_Data shown:_

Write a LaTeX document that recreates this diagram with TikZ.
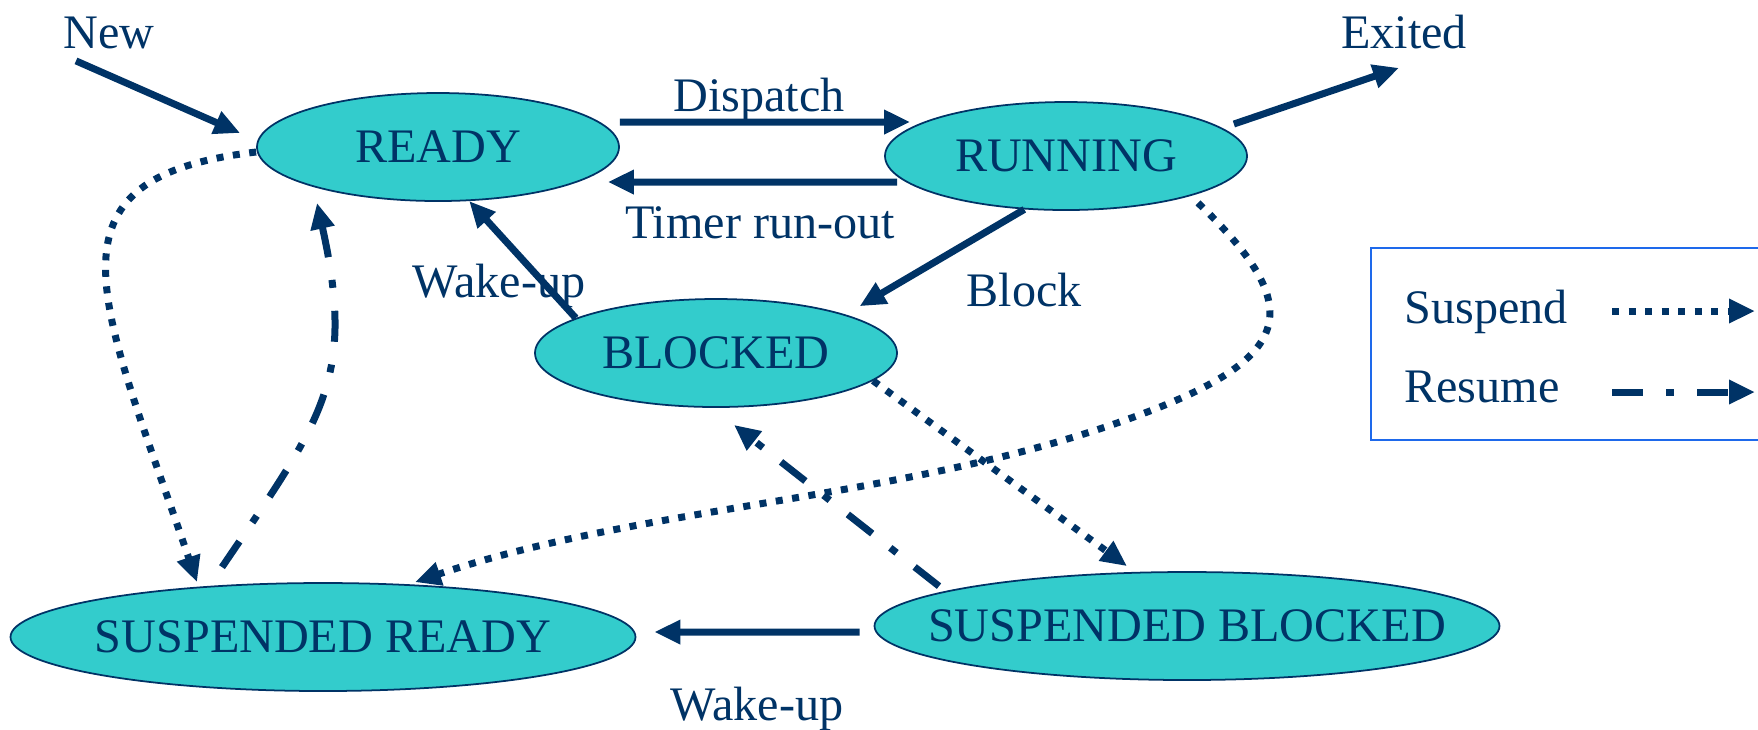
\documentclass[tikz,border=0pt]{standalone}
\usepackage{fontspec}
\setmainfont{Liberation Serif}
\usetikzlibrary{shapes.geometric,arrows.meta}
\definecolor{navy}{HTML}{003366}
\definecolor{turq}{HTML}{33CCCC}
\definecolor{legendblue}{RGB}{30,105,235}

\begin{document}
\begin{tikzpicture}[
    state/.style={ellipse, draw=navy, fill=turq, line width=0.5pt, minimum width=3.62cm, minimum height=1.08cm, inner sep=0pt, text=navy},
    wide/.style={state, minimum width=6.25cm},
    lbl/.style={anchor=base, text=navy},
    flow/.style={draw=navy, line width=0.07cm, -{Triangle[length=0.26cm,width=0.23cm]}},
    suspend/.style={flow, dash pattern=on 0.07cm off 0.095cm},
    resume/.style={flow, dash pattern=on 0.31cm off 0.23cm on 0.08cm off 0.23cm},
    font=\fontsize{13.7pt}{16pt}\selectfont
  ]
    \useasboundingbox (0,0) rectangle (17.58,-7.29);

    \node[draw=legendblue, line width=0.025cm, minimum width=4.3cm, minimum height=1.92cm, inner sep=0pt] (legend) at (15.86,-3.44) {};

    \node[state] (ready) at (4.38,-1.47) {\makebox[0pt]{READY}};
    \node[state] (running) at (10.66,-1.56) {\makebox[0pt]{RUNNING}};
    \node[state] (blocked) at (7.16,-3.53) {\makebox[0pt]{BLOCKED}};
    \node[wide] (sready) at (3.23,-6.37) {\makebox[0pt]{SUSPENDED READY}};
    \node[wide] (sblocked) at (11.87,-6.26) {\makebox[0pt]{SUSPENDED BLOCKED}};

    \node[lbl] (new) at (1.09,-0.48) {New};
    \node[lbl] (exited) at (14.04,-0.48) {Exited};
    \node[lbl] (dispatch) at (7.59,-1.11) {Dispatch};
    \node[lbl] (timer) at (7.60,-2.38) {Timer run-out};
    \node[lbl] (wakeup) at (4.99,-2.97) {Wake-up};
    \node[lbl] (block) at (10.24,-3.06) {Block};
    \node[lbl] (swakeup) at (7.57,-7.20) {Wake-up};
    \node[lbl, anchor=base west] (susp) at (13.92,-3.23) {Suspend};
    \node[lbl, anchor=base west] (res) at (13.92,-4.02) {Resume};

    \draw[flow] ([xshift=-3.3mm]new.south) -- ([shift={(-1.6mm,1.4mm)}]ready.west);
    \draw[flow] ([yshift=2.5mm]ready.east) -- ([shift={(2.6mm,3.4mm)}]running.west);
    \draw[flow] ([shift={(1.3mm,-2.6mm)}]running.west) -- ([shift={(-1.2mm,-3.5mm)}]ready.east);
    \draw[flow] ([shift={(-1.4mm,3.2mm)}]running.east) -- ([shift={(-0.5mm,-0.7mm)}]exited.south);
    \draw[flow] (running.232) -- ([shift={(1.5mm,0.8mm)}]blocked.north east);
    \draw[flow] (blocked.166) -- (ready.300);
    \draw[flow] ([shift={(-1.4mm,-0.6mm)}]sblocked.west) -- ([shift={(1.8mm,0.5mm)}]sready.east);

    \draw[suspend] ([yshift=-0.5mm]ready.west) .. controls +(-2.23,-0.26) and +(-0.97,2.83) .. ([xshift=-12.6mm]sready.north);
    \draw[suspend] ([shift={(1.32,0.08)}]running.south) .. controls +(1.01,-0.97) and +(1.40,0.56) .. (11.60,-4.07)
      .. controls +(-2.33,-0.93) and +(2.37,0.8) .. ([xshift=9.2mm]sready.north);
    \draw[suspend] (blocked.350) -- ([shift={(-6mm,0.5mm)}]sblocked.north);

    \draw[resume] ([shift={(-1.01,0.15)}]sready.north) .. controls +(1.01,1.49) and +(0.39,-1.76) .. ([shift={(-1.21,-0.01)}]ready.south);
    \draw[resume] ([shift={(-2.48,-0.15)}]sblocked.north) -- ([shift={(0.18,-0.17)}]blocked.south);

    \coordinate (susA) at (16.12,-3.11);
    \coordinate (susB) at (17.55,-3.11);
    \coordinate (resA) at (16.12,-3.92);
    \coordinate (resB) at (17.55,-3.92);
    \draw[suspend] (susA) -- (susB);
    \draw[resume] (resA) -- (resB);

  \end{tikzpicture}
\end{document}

_Set task:_ Except for the pictures, give all the material above again verbatim.

_Written response:_
Write a LaTeX document that recreates this diagram with TikZ.
\documentclass[tikz,border=0pt]{standalone}
\usepackage{fontspec}
\setmainfont{Liberation Serif}
\usetikzlibrary{shapes.geometric,arrows.meta}
\definecolor{navy}{HTML}{003366}
\definecolor{turq}{HTML}{33CCCC}
\definecolor{legendblue}{RGB}{30,105,235}

\begin{document}
\begin{tikzpicture}[
    state/.style={ellipse, draw=navy, fill=turq, line width=0.5pt, minimum width=3.62cm, minimum height=1.08cm, inner sep=0pt, text=navy},
    wide/.style={state, minimum width=6.25cm},
    lbl/.style={anchor=base, text=navy},
    flow/.style={draw=navy, line width=0.07cm, -{Triangle[length=0.26cm,width=0.23cm]}},
    suspend/.style={flow, dash pattern=on 0.07cm off 0.095cm},
    resume/.style={flow, dash pattern=on 0.31cm off 0.23cm on 0.08cm off 0.23cm},
    font=\fontsize{13.7pt}{16pt}\selectfont
  ]
    \useasboundingbox (0,0) rectangle (17.58,-7.29);

    \node[draw=legendblue, line width=0.025cm, minimum width=4.3cm, minimum height=1.92cm, inner sep=0pt] (legend) at (15.86,-3.44) {};

    \node[state] (ready) at (4.38,-1.47) {\makebox[0pt]{READY}};
    \node[state] (running) at (10.66,-1.56) {\makebox[0pt]{RUNNING}};
    \node[state] (blocked) at (7.16,-3.53) {\makebox[0pt]{BLOCKED}};
    \node[wide] (sready) at (3.23,-6.37) {\makebox[0pt]{SUSPENDED READY}};
    \node[wide] (sblocked) at (11.87,-6.26) {\makebox[0pt]{SUSPENDED BLOCKED}};

    \node[lbl] (new) at (1.09,-0.48) {New};
    \node[lbl] (exited) at (14.04,-0.48) {Exited};
    \node[lbl] (dispatch) at (7.59,-1.11) {Dispatch};
    \node[lbl] (timer) at (7.60,-2.38) {Timer run-out};
    \node[lbl] (wakeup) at (4.99,-2.97) {Wake-up};
    \node[lbl] (block) at (10.24,-3.06) {Block};
    \node[lbl] (swakeup) at (7.57,-7.20) {Wake-up};
    \node[lbl, anchor=base west] (susp) at (13.92,-3.23) {Suspend};
    \node[lbl, anchor=base west] (res) at (13.92,-4.02) {Resume};

    \draw[flow] ([xshift=-3.3mm]new.south) -- ([shift={(-1.6mm,1.4mm)}]ready.west);
    \draw[flow] ([yshift=2.5mm]ready.east) -- ([shift={(2.6mm,3.4mm)}]running.west);
    \draw[flow] ([shift={(1.3mm,-2.6mm)}]running.west) -- ([shift={(-1.2mm,-3.5mm)}]ready.east);
    \draw[flow] ([shift={(-1.4mm,3.2mm)}]running.east) -- ([shift={(-0.5mm,-0.7mm)}]exited.south);
    \draw[flow] (running.232) -- ([shift={(1.5mm,0.8mm)}]blocked.north east);
    \draw[flow] (blocked.166) -- (ready.300);
    \draw[flow] ([shift={(-1.4mm,-0.6mm)}]sblocked.west) -- ([shift={(1.8mm,0.5mm)}]sready.east);

    \draw[suspend] ([yshift=-0.5mm]ready.west) .. controls +(-2.23,-0.26) and +(-0.97,2.83) .. ([xshift=-12.6mm]sready.north);
    \draw[suspend] ([shift={(1.32,0.08)}]running.south) .. controls +(1.01,-0.97) and +(1.40,0.56) .. (11.60,-4.07)
      .. controls +(-2.33,-0.93) and +(2.37,0.8) .. ([xshift=9.2mm]sready.north);
    \draw[suspend] (blocked.350) -- ([shift={(-6mm,0.5mm)}]sblocked.north);

    \draw[resume] ([shift={(-1.01,0.15)}]sready.north) .. controls +(1.01,1.49) and +(0.39,-1.76) .. ([shift={(-1.21,-0.01)}]ready.south);
    \draw[resume] ([shift={(-2.48,-0.15)}]sblocked.north) -- ([shift={(0.18,-0.17)}]blocked.south);

    \coordinate (susA) at (16.12,-3.11);
    \coordinate (susB) at (17.55,-3.11);
    \coordinate (resA) at (16.12,-3.92);
    \coordinate (resB) at (17.55,-3.92);
    \draw[suspend] (susA) -- (susB);
    \draw[resume] (resA) -- (resB);

  \end{tikzpicture}
\end{document}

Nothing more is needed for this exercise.